Le Mystère de la femme sans tête

La narratrice s’arrête net devant la tombe de Marina Chafroff dans le cimetière d’Ixelles. Cette femme a été décapitée en 1942 sur ordre d’Adolf Hitler. Cet fait, oubliée de l’histoire belge de la Seconde Guerre mondiale, provoque l’enquête de la narratrice. Mêlant son état d’esprit de 2022 aux faits et au passé de 1942, l’histoire se noue entre ces deux figures féminines.

C’est elle. Tu ne savais pas que tu la cherchais mais tu sens que tu l’as trouvée, et tu prends une photo de son nom. Le silence du cimetière est troué par le son du déclencheur de ton iPhone. Ce faux bruit vieillot de reflex argentique, son irruption dans le présent où tu viens de t’engouffrer dans un trou de ver menant au passé, t’assène un bref vertige. Les espace-temps se télescopent.
Devant toi, il y a cette tombe étrange, parallélépipède de granit très érodé, au-dessus duquel une rose fanée est piquée dans la haie. Sous tes pieds, il y a une femme sans tête.

Ce livre de Myriam Leroy parle autant de Marina Chafroff que de l’autrice, autant du passé réveillé que du présent vécu. Porté par l’énergie de l’enquête, le livre est émaillé de rencontres, de trouvailles hasardeuses, de documents (écrits, sonores ou vidéos) transmis par des tiers. A travers le destin de Marina, on découvre la Seconde Guerre mondiale en Belgique, les caractéristiques de la période et les souvenirs laissés, triés entre ceux gardés et ceux oubliés. C’est une histoire vertigineuse qui nous est livrée.

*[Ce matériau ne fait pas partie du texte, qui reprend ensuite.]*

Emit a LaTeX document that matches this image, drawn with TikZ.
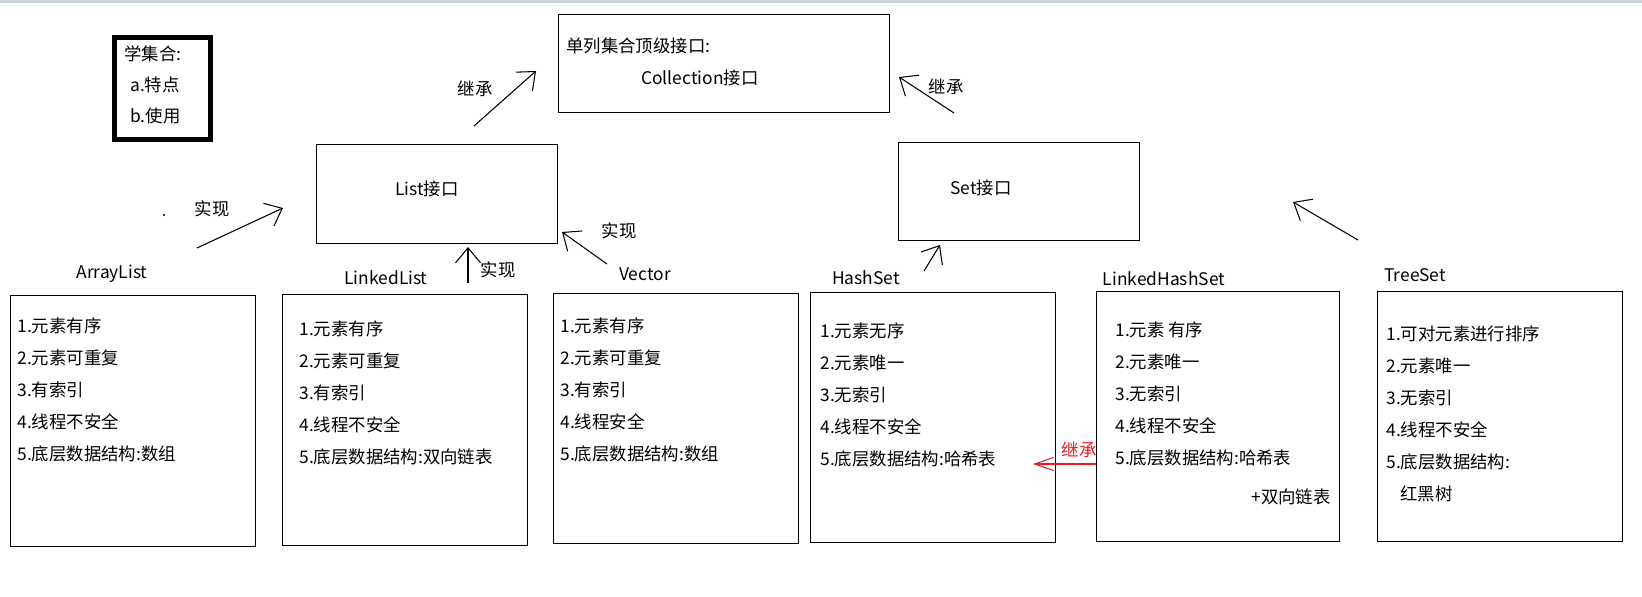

Avec acharnement et un sens du partage particulièrement émouvant, l’autrice nous parle de cette femme, de sa légende, de sa réalité. C’est un bloc entier qu’elle nous livre, complété par ses propres conclusions. La mémoire de la Seconde Guerre mondiale est compliquée et délicate. Des légendes se sont forgées, dans un sens ou dans l’autre. Ces histoires ont valorisé certains êtres, en ont mis de côté d’autres. Dans cette injustice mémorielle, Myriam Leroy pointe le sort qui s’acharne encore plus sur les femmes.

Alors l’enquête, avec tout l’investissement de la romancière, veut rétablir des questionnements et apporter une autre possibilité de vérité. Myriam Leroy se confronte aux légendes, aux raccourcis, aux archives et aux témoins encore vivants. On revient sur le quotidien de cette famille venue de Russie, de ce couple aux airs amoureux, aux années de guerre et la relation entre la Belgique et l’Allemagne nazie.

En parallèle de cette avancée historique, Myriam Leroy partage également ses doutes, ses failles et la dureté de certaines découvertes. On n’oublie jamais que c’est une femme du présent, de notre temps qui se confronte au passé. De cette rencontre, naît alors l’émotion. Au fur et à mesure de la lecture, on voit des calques idéologiques actuels se rapprocher du passé. On discerne alors ce temps, cette évolution sociale qui n’avance pas et le poids des codes peser sur Marina. Une tragédie apparaît progressivement, lorsque le passé révélé montre ce que la mémoire du présent a omis. Il y a de l’intensité dans les descriptions de cette histoire personnelle aux dimensions nationales et européennes. Sans jamais émettre un avis définitif sur Marina et son destin, sans jamais en faire un exemple, Myriam Leroy esquisse le parcours d’une femme marquante et lui dresse un monument honorifique. Certains voyaient Marina comme un être bancal. Peut-être que ses choix, sa personnalité ont surtout montré que c’est le monde autour d’elle qui était bancal.

Ce roman est publié au Seuil au prix de 19,50€.

Un commentaire Ajoutez le vôtre

  1. Sandrine dit :

    J’aime ces romans enquêtes autour de faits divers ou de secrets de famille. Il s’en écrit beaucoup aujourd’hui.